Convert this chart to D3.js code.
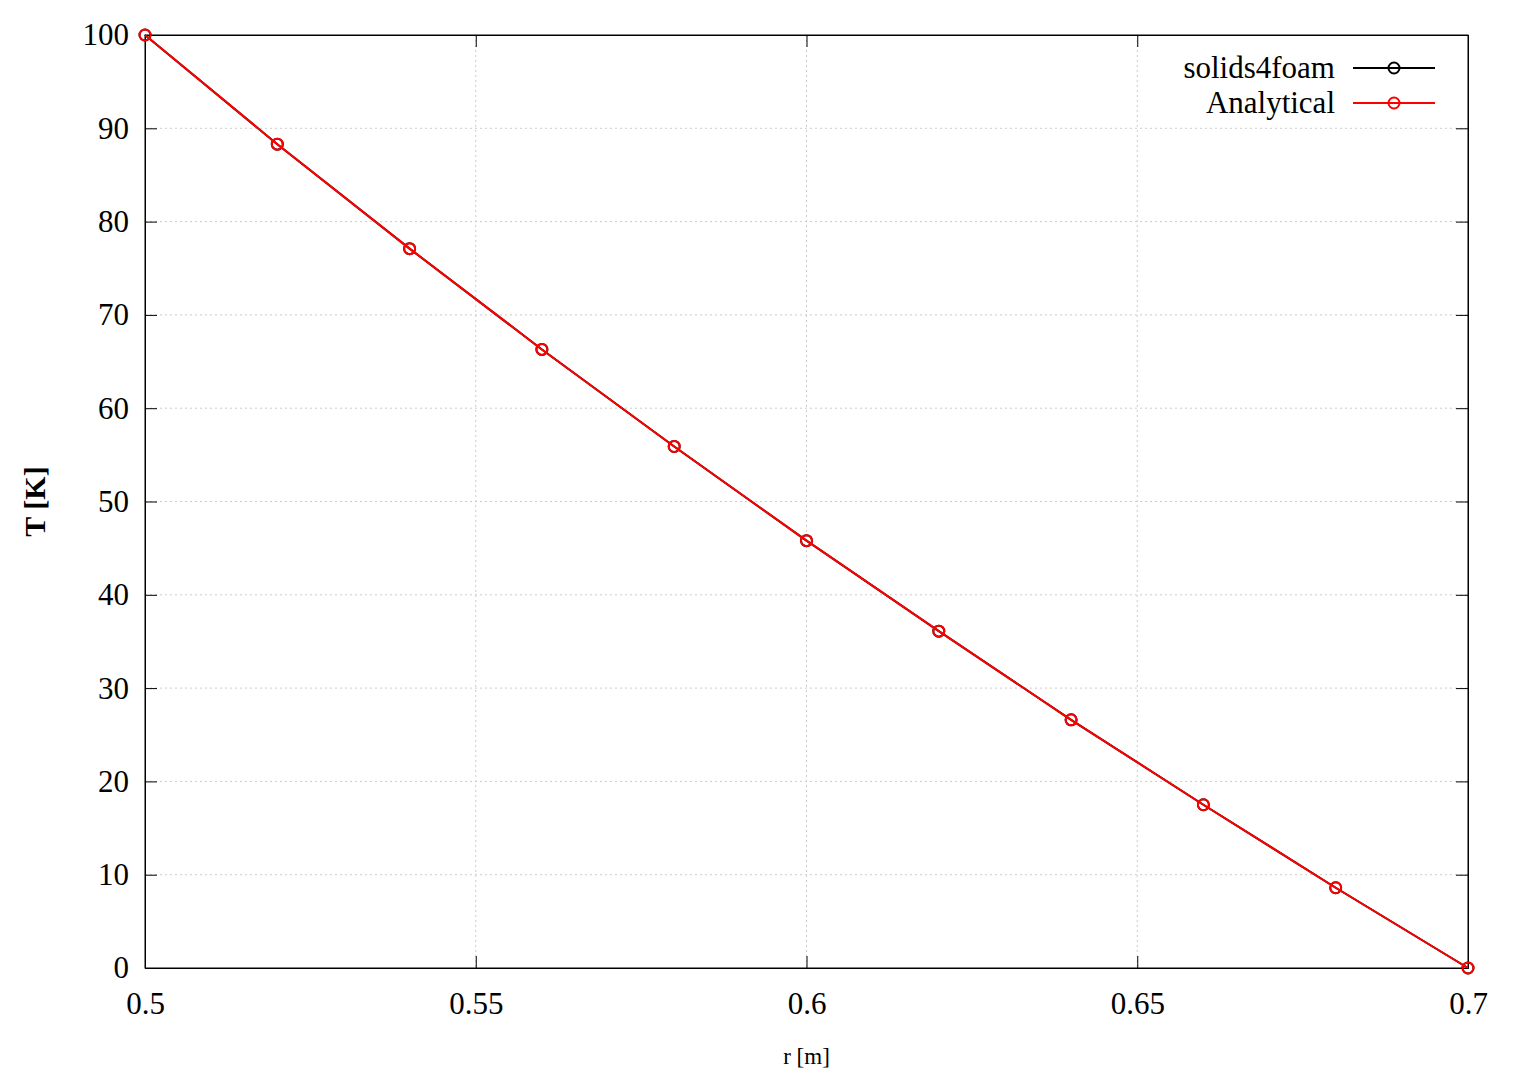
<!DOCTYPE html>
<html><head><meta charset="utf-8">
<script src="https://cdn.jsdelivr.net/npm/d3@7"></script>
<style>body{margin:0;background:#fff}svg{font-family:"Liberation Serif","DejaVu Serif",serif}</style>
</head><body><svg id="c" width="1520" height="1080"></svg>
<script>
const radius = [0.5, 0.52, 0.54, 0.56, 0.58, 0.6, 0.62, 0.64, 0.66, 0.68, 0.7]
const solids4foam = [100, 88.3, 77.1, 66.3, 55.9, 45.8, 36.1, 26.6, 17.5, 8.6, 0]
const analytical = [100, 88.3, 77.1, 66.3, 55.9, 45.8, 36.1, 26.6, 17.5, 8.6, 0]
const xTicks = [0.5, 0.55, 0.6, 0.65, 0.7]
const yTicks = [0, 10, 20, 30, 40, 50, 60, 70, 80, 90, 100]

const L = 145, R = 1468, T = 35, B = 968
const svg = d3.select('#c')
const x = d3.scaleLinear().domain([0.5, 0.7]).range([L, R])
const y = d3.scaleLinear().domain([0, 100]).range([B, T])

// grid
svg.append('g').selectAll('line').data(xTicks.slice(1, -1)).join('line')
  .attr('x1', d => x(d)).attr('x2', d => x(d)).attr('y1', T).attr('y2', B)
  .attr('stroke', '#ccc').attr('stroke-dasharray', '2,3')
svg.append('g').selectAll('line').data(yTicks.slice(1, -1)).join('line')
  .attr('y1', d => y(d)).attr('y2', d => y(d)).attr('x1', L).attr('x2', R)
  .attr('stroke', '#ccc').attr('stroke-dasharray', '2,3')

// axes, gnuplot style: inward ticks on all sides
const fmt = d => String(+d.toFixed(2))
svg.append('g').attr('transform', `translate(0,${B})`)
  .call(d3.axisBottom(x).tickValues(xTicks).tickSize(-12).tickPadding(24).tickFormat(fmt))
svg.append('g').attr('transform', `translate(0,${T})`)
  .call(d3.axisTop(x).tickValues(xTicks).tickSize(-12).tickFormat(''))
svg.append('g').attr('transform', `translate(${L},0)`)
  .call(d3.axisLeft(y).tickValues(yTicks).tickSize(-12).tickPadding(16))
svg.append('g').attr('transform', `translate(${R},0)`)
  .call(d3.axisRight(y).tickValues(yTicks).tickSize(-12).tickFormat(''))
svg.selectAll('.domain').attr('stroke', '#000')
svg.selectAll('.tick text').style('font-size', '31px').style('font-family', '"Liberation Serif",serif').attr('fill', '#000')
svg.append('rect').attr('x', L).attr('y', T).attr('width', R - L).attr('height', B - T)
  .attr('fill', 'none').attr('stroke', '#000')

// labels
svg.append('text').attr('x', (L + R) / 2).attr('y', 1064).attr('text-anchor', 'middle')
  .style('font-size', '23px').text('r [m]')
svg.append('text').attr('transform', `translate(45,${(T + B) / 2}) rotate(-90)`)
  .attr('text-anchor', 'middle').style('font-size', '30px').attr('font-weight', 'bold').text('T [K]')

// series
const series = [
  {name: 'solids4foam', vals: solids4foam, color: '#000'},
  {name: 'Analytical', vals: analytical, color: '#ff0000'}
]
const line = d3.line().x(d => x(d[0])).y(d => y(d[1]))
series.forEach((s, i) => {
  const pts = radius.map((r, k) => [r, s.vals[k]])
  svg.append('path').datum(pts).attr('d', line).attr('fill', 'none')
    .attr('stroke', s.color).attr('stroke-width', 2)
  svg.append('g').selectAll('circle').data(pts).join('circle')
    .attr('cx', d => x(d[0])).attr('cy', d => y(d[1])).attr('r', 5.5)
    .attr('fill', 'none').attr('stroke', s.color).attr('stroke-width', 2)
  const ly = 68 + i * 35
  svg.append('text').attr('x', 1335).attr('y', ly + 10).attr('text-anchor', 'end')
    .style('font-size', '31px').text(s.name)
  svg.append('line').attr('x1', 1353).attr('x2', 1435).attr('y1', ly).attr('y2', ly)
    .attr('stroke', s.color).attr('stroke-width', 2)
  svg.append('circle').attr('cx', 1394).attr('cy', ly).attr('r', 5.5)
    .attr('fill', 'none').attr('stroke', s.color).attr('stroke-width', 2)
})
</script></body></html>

● ● ● ● ● ● ●

> **WORK TO COMPLETE**: Repeat the material above in full and exactly, apart from the pictures.

> **RESULT**:
Convert this chart to D3.js code.
<!DOCTYPE html>
<html><head><meta charset="utf-8">
<script src="https://cdn.jsdelivr.net/npm/d3@7"></script>
<style>body{margin:0;background:#fff}svg{font-family:"Liberation Serif","DejaVu Serif",serif}</style>
</head><body><svg id="c" width="1520" height="1080"></svg>
<script>
const radius = [0.5, 0.52, 0.54, 0.56, 0.58, 0.6, 0.62, 0.64, 0.66, 0.68, 0.7]
const solids4foam = [100, 88.3, 77.1, 66.3, 55.9, 45.8, 36.1, 26.6, 17.5, 8.6, 0]
const analytical = [100, 88.3, 77.1, 66.3, 55.9, 45.8, 36.1, 26.6, 17.5, 8.6, 0]
const xTicks = [0.5, 0.55, 0.6, 0.65, 0.7]
const yTicks = [0, 10, 20, 30, 40, 50, 60, 70, 80, 90, 100]

const L = 145, R = 1468, T = 35, B = 968
const svg = d3.select('#c')
const x = d3.scaleLinear().domain([0.5, 0.7]).range([L, R])
const y = d3.scaleLinear().domain([0, 100]).range([B, T])

// grid
svg.append('g').selectAll('line').data(xTicks.slice(1, -1)).join('line')
  .attr('x1', d => x(d)).attr('x2', d => x(d)).attr('y1', T).attr('y2', B)
  .attr('stroke', '#ccc').attr('stroke-dasharray', '2,3')
svg.append('g').selectAll('line').data(yTicks.slice(1, -1)).join('line')
  .attr('y1', d => y(d)).attr('y2', d => y(d)).attr('x1', L).attr('x2', R)
  .attr('stroke', '#ccc').attr('stroke-dasharray', '2,3')

// axes, gnuplot style: inward ticks on all sides
const fmt = d => String(+d.toFixed(2))
svg.append('g').attr('transform', `translate(0,${B})`)
  .call(d3.axisBottom(x).tickValues(xTicks).tickSize(-12).tickPadding(24).tickFormat(fmt))
svg.append('g').attr('transform', `translate(0,${T})`)
  .call(d3.axisTop(x).tickValues(xTicks).tickSize(-12).tickFormat(''))
svg.append('g').attr('transform', `translate(${L},0)`)
  .call(d3.axisLeft(y).tickValues(yTicks).tickSize(-12).tickPadding(16))
svg.append('g').attr('transform', `translate(${R},0)`)
  .call(d3.axisRight(y).tickValues(yTicks).tickSize(-12).tickFormat(''))
svg.selectAll('.domain').attr('stroke', '#000')
svg.selectAll('.tick text').style('font-size', '31px').style('font-family', '"Liberation Serif",serif').attr('fill', '#000')
svg.append('rect').attr('x', L).attr('y', T).attr('width', R - L).attr('height', B - T)
  .attr('fill', 'none').attr('stroke', '#000')

// labels
svg.append('text').attr('x', (L + R) / 2).attr('y', 1064).attr('text-anchor', 'middle')
  .style('font-size', '23px').text('r [m]')
svg.append('text').attr('transform', `translate(45,${(T + B) / 2}) rotate(-90)`)
  .attr('text-anchor', 'middle').style('font-size', '30px').attr('font-weight', 'bold').text('T [K]')

// series
const series = [
  {name: 'solids4foam', vals: solids4foam, color: '#000'},
  {name: 'Analytical', vals: analytical, color: '#ff0000'}
]
const line = d3.line().x(d => x(d[0])).y(d => y(d[1]))
series.forEach((s, i) => {
  const pts = radius.map((r, k) => [r, s.vals[k]])
  svg.append('path').datum(pts).attr('d', line).attr('fill', 'none')
    .attr('stroke', s.color).attr('stroke-width', 2)
  svg.append('g').selectAll('circle').data(pts).join('circle')
    .attr('cx', d => x(d[0])).attr('cy', d => y(d[1])).attr('r', 5.5)
    .attr('fill', 'none').attr('stroke', s.color).attr('stroke-width', 2)
  const ly = 68 + i * 35
  svg.append('text').attr('x', 1335).attr('y', ly + 10).attr('text-anchor', 'end')
    .style('font-size', '31px').text(s.name)
  svg.append('line').attr('x1', 1353).attr('x2', 1435).attr('y1', ly).attr('y2', ly)
    .attr('stroke', s.color).attr('stroke-width', 2)
  svg.append('circle').attr('cx', 1394).attr('cy', ly).attr('r', 5.5)
    .attr('fill', 'none').attr('stroke', s.color).attr('stroke-width', 2)
})
</script></body></html>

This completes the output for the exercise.